Jade Eagleson singles chronology
| "Call It Country" (2022) | "Rodeo Queen" (2023) | "Telluride" (2024) |

Visualizer
- "Rodeo Queen" on YouTube

= Rodeo Queen (song) =

2023 single by Jade Eagleson

"Rodeo Queen" is a song co-written and recorded by Canadian country music singer Jade Eagleson. He wrote the song with Daryl Scott, while longtime collaborator Todd Clark produced the track. It is the second single off Eagleson's upcoming third studio album, Do It Anyway, which was released in September 2023.

==Background==
Eagleson stated that he was watching the television series Yellowstone with his wife and his friend Daryl Scott, and realized that there was not a lot of "old" country music being made now that resembled that of Lefty Frizell or Roy Rogers. He and Scott then decided to sit down and write a song with that in mind, and wrote "Rodeo Queen".

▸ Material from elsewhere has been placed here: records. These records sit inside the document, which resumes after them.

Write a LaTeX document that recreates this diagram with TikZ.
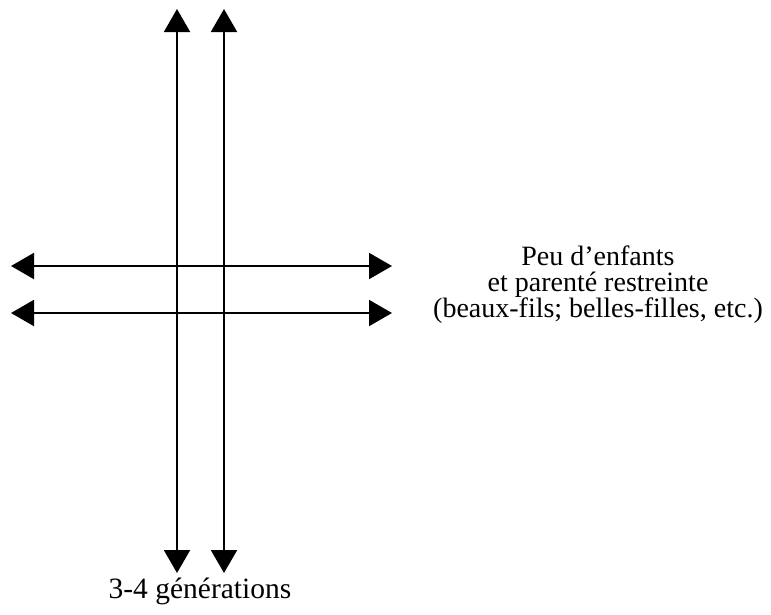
\documentclass[tikz,border=0pt]{standalone}
\usepackage{fontspec}
\setmainfont{Liberation Serif}
\usetikzlibrary{arrows.meta}
\tikzset{
  dbl/.style={line width=2pt, {Triangle[length=23pt,width=26pt]}-{Triangle[length=23pt,width=26pt]}},
  lbl/.style={align=center, inner sep=0pt}
}
\begin{document}
\begin{tikzpicture}[x=1pt,y=-1pt]
\useasboundingbox (0,0) rectangle (771,614);
\coordinate (v1t) at (177,9);
\coordinate (v1b) at (177,573);
\coordinate (v2t) at (224,9);
\coordinate (v2b) at (224,573);
\coordinate (h1l) at (11,266);
\coordinate (h1r) at (392,266);
\coordinate (h2l) at (11,313);
\coordinate (h2r) at (392,313);
\draw[dbl] (v1b) -- (v1t);
\draw[dbl] (v2b) -- (v2t);
\draw[dbl] (h1l) -- (h1r);
\draw[dbl] (h2l) -- (h2r);
\node[lbl, font=\fontsize{28}{26}\selectfont, anchor=base] (peu) at (598,317) {Peu d’enfants\\et parenté restreinte\\(beaux-fils; belles-filles, etc.)};
\node[lbl, font=\fontsize{29.5}{30}\selectfont, anchor=base] (gen) at (200,598) {3-4 générations};
\end{tikzpicture}
\end{document}
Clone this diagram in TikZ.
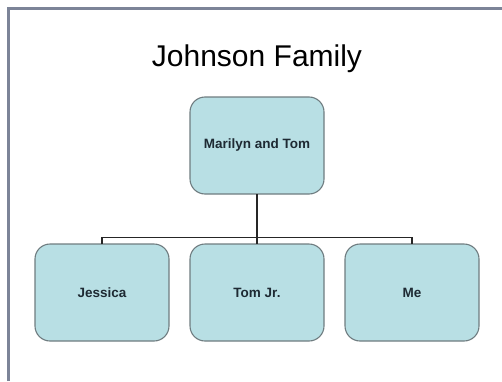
\documentclass[tikz,border=0pt]{standalone}
\usepackage{fontspec}
\setmainfont{Liberation Sans}
\usepackage{tikz}
\usetikzlibrary{positioning}
\usetikzlibrary{calc}

\definecolor{boxfill}{HTML}{B8DFE4}
\definecolor{boxedge}{HTML}{6F7C80}
\definecolor{boxtext}{HTML}{1E2A33}
\definecolor{slideframe}{HTML}{7C8498}

\begin{document}
\begin{tikzpicture}
    [
        x=1pt, y=1pt,
        famblock/.style={draw=boxedge, fill=boxfill, line width=1.1pt, rounded corners=15pt,
            minimum width=134pt, minimum height=97pt, inner sep=0pt, outer sep=0pt,
            text=boxtext, font=\fontsize{13.5}{16}\selectfont\bfseries},
        famline/.style={draw=black!85, line width=1.1pt},
    ]
    \useasboundingbox (0,0) rectangle (502,381);
    \draw[slideframe, line width=3pt] (8.5,0) -- (8.5,372.5) -- (502,372.5);

    \node[anchor=base, font=\fontsize{30}{36}\selectfont] (title) at (257,314.3) {Johnson Family};

    \node[famblock] (parents) at (257,235.5) {Marilyn and Tom};
    \node[famblock, below=50pt of parents] (tomjr) {Tom Jr.};
    \node[famblock, left=21pt of tomjr] (jessica) {Jessica};
    \node[famblock, right=21pt of tomjr] (me) {Me};

    \coordinate (fork) at ($(tomjr.north)+(0,6.5)$);
    \draw[famline] (parents.south) -- (tomjr.north);
    \draw[famline] (jessica.north) |- (fork) -| (me.north);
\end{tikzpicture}
\end{document}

Eagleson referenced how he grew up listening to Alan Jackson, Keith Whitley, and Randy Travis, and remarked how he always wanted to release his version of "the classic sound". He stated that he "wanted to remind everyone how much fun country music can be" and took inspiration from seeing the rodeo when he lived in Alberta with his wife.

==Critical reception==
Mary Claire Crabtree of Whiskey Riff favourably reviewed "Rodeo Queen", stating it is "quick-paced, has a great twang, hits a fun, light-hearted message, and has all the elements of a classic jukebox hit," and noted the use of steel guitar and fiddle. She stated that the song is "solid start for [Eagleson] as he becomes more established in the [United States]". Taylor Jean of Front Porch Music described the song as "a honky-tonk tune that is bringing back everything modern country music has been lacking". Nanci Dagg of Canadian Beats Media stated that the track "brings a country lifestyle story back to country music and embraces a high-energy tempo," and noted the influence of western swing. Jeffrey Kurtis of Today's Country Magazine framed the song as a "bold stamp as [Eagleson] continues to make his mark as the leader of the charge for the honky-tonk flared traditional country music lovers". Gabby Shukin of CJVR called the track "upbeat and fun". Eric Zisman of Country Swag stated that Eagleson "creates music that speaks to the soul of country music and lyrics that attract more fans" and that "Rodeo Queen" is "just an example of that".

==Accolades==

Year: Association; Category; Result; Ref.
2024: Country Music Association of Ontario; Single of the Year; Nominated
Songwriter(s) of the Year: Nominated
Canadian Country Music Association: Single of the Year; Nominated
Songwriter(s) of the Year: Nominated

==Charts==

Chart performance for "Rodeo Queen"
| Chart (2023) | Peak position |
|---|---|
| Canada Country (Billboard) | 5 |

==Certifications==

| Region | Certification | Certified units/sales |
| Canada (Music Canada) | Gold | 40,000^{‡} |
^{‡} Sales+streaming figures based on certification alone.